What is needed »
Below is a listing; write it out exactly and drop any images from it.

━━━━━ Material ━━━━━

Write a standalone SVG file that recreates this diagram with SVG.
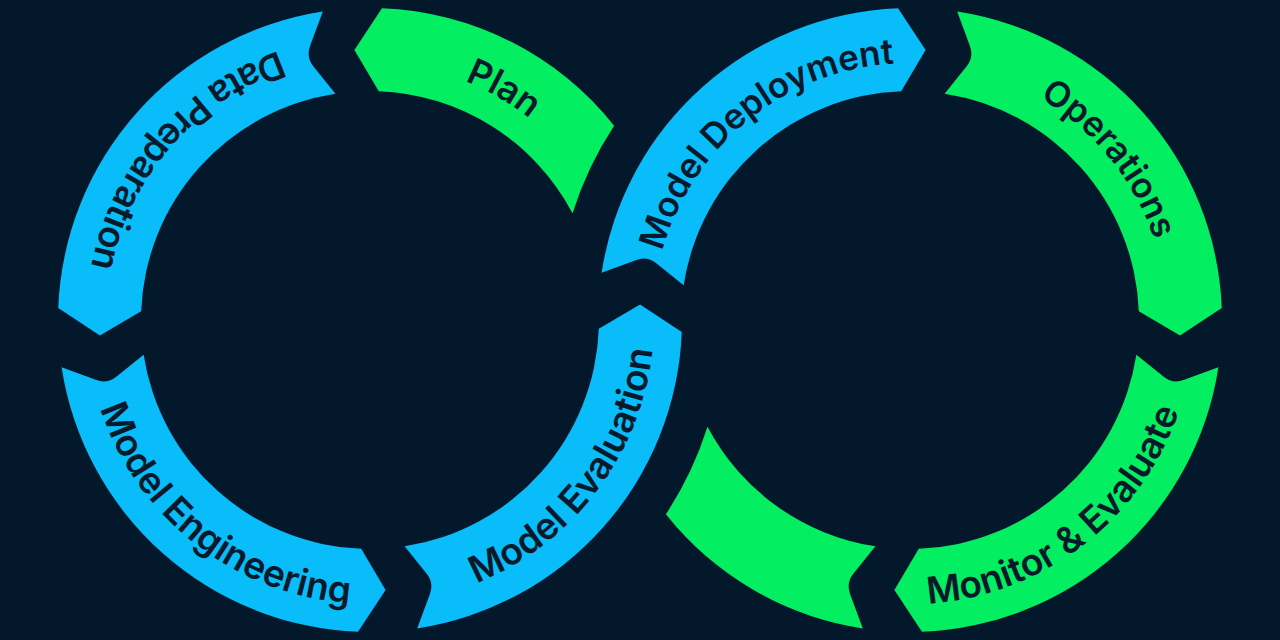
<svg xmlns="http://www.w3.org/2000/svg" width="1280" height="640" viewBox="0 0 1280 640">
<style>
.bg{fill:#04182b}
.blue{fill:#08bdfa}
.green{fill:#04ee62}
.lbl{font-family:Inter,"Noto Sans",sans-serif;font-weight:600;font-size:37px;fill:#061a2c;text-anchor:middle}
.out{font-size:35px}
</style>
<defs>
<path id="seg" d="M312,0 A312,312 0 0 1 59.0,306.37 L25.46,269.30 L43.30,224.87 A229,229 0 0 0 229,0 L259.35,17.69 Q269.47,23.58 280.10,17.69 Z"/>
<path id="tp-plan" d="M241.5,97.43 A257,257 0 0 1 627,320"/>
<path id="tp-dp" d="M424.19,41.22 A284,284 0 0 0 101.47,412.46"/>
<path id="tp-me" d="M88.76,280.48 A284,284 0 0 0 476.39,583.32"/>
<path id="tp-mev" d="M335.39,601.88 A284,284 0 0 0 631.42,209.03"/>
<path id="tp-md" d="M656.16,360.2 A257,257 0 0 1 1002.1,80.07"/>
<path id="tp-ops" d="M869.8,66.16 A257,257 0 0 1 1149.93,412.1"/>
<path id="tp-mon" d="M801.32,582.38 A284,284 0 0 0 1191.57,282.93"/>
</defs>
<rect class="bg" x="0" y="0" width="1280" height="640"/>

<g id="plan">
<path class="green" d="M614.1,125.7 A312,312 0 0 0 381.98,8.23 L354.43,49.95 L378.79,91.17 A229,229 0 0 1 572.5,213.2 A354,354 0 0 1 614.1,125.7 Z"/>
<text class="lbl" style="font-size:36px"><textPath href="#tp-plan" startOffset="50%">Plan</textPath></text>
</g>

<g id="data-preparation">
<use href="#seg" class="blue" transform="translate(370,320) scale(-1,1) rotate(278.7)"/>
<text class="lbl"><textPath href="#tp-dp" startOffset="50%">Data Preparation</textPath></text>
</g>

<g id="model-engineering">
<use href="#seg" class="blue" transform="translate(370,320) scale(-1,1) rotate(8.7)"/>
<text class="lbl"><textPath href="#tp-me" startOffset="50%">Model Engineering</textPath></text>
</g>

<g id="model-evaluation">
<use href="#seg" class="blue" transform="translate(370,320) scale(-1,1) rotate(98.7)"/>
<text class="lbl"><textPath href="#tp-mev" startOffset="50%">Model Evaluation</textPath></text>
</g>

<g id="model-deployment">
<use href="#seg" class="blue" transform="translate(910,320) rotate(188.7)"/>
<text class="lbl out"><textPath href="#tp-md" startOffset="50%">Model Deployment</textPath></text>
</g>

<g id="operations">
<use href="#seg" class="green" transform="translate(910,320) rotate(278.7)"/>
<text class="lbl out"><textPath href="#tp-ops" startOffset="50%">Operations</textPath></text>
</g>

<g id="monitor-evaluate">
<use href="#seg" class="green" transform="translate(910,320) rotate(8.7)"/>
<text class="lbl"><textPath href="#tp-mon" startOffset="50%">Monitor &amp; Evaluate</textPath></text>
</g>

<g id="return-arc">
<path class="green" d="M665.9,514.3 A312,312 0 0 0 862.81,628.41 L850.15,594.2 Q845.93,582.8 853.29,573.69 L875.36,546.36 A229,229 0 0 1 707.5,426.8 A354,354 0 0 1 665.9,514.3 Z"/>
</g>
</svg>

━━━━━

Response »
Write a standalone SVG file that recreates this diagram with SVG.
<svg xmlns="http://www.w3.org/2000/svg" width="1280" height="640" viewBox="0 0 1280 640">
<style>
.bg{fill:#04182b}
.blue{fill:#08bdfa}
.green{fill:#04ee62}
.lbl{font-family:Inter,"Noto Sans",sans-serif;font-weight:600;font-size:37px;fill:#061a2c;text-anchor:middle}
.out{font-size:35px}
</style>
<defs>
<path id="seg" d="M312,0 A312,312 0 0 1 59.0,306.37 L25.46,269.30 L43.30,224.87 A229,229 0 0 0 229,0 L259.35,17.69 Q269.47,23.58 280.10,17.69 Z"/>
<path id="tp-plan" d="M241.5,97.43 A257,257 0 0 1 627,320"/>
<path id="tp-dp" d="M424.19,41.22 A284,284 0 0 0 101.47,412.46"/>
<path id="tp-me" d="M88.76,280.48 A284,284 0 0 0 476.39,583.32"/>
<path id="tp-mev" d="M335.39,601.88 A284,284 0 0 0 631.42,209.03"/>
<path id="tp-md" d="M656.16,360.2 A257,257 0 0 1 1002.1,80.07"/>
<path id="tp-ops" d="M869.8,66.16 A257,257 0 0 1 1149.93,412.1"/>
<path id="tp-mon" d="M801.32,582.38 A284,284 0 0 0 1191.57,282.93"/>
</defs>
<rect class="bg" x="0" y="0" width="1280" height="640"/>

<g id="plan">
<path class="green" d="M614.1,125.7 A312,312 0 0 0 381.98,8.23 L354.43,49.95 L378.79,91.17 A229,229 0 0 1 572.5,213.2 A354,354 0 0 1 614.1,125.7 Z"/>
<text class="lbl" style="font-size:36px"><textPath href="#tp-plan" startOffset="50%">Plan</textPath></text>
</g>

<g id="data-preparation">
<use href="#seg" class="blue" transform="translate(370,320) scale(-1,1) rotate(278.7)"/>
<text class="lbl"><textPath href="#tp-dp" startOffset="50%">Data Preparation</textPath></text>
</g>

<g id="model-engineering">
<use href="#seg" class="blue" transform="translate(370,320) scale(-1,1) rotate(8.7)"/>
<text class="lbl"><textPath href="#tp-me" startOffset="50%">Model Engineering</textPath></text>
</g>

<g id="model-evaluation">
<use href="#seg" class="blue" transform="translate(370,320) scale(-1,1) rotate(98.7)"/>
<text class="lbl"><textPath href="#tp-mev" startOffset="50%">Model Evaluation</textPath></text>
</g>

<g id="model-deployment">
<use href="#seg" class="blue" transform="translate(910,320) rotate(188.7)"/>
<text class="lbl out"><textPath href="#tp-md" startOffset="50%">Model Deployment</textPath></text>
</g>

<g id="operations">
<use href="#seg" class="green" transform="translate(910,320) rotate(278.7)"/>
<text class="lbl out"><textPath href="#tp-ops" startOffset="50%">Operations</textPath></text>
</g>

<g id="monitor-evaluate">
<use href="#seg" class="green" transform="translate(910,320) rotate(8.7)"/>
<text class="lbl"><textPath href="#tp-mon" startOffset="50%">Monitor &amp; Evaluate</textPath></text>
</g>

<g id="return-arc">
<path class="green" d="M665.9,514.3 A312,312 0 0 0 862.81,628.41 L850.15,594.2 Q845.93,582.8 853.29,573.69 L875.36,546.36 A229,229 0 0 1 707.5,426.8 A354,354 0 0 1 665.9,514.3 Z"/>
</g>
</svg>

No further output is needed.